2. Structural Adhesion: The bond must be permanent, resisting mechanical shear forces, shock, and the stresses of thermal cycling (as the metals expand and contract) without delaminating.
3. Thin, Uniform Bond Line (TBL): The adhesive must have the correct viscosity to be applied precisely and form a minimal, uniform thickness, as thermal resistance increases directly with thickness.

Product Recommendation: Epo-Weld™ TC-9051

Based on the requirement for maximum thermal conductivity and robust high-temperature adhesion—both critical for permanent metal-to-metal thermal assemblies—the optimal choice is Incure Epo-Weld™ TC-9051. This High Temperature, Thermally Conductive Epoxy is engineered for superior heat management and structural bonding.

1. Dominant Thermal Conductivity for Efficiency

When bonding large metal surfaces, achieving maximum heat flow is the primary goal.

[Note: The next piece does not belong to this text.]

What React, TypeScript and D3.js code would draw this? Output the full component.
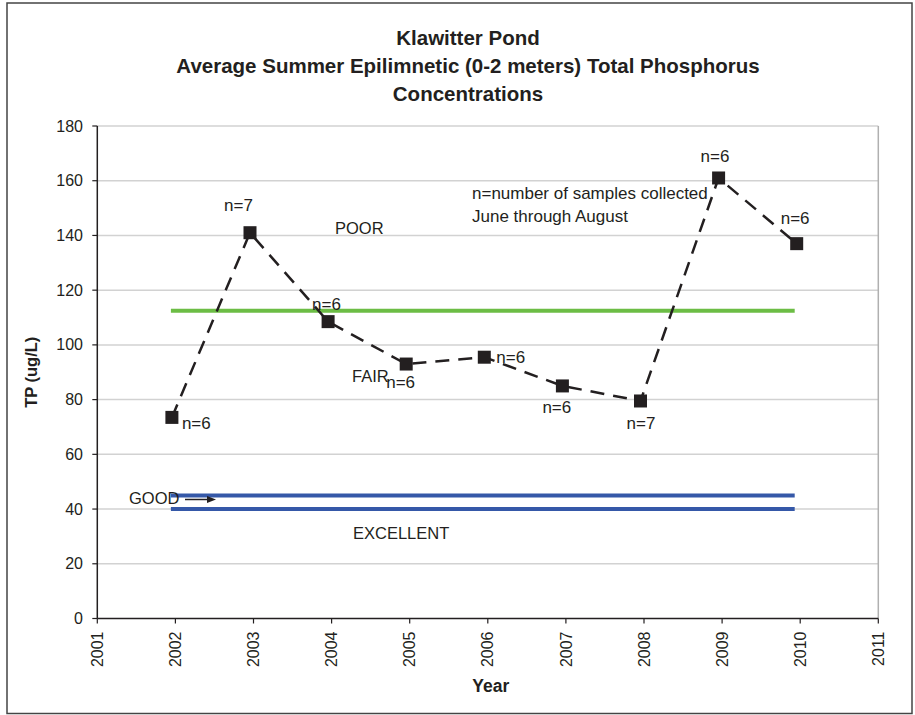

• Thermal Conductivity:13 Btu-in/hr-ft² °F (Approx. 1.87 W/mK)
  • This is the highest thermal conductivity available among the attached products. Utilizing TC-9051 guarantees the most efficient thermal path between the bonded metal components, essential for the overall efficiency of the industrial cooling module.

2. High Structural Strength and Durability

The bond must be permanent and robust, especially for heavy industrial modules.

• Tensile Shear Strength:1,400 PSI
  • This strong adhesion provides the necessary mechanical strength to hold metal plates together securely, resisting heavy shear forces and mechanical shock that may be present in industrial environments.
• Service Temperature Range:−65∘C to 205∘C
  • This wide, high-range stability ensures the structural bond and the thermal interface remain completely reliable under continuous high-heat load and severe thermal cycling, which is critical when bonding dissimilar metals.

3. Optimized Viscosity for Thin-Bond-Line (TBL) Assemblies

For metal plates that are often machined to high flatness, the adhesive must be applied thinly and uniformly.

• Viscosity: 35,000−45,000 cP
  • This controlled, moderate viscosity is ideal for dispensing or screen-printing. It allows for a uniform, minimal bond line thickness (TBL), ensuring maximum surface contact and minimizing thermal resistance. It prevents the excessive run-out that could occur with lower-viscosity potting materials.

Conclusion for Industrial Thermal Engineers

For industrial users focused on creating permanent, high-efficiency thermal bonds between metal plates and heat spreaders, Epo-Weld™ TC-9051 is the definitive choice. Its combination of industry-leading thermal conductivity, robust high-temperature structural strength, and optimized viscosity ensures your cooling modules achieve maximum heat removal and long-term mechanical reliability.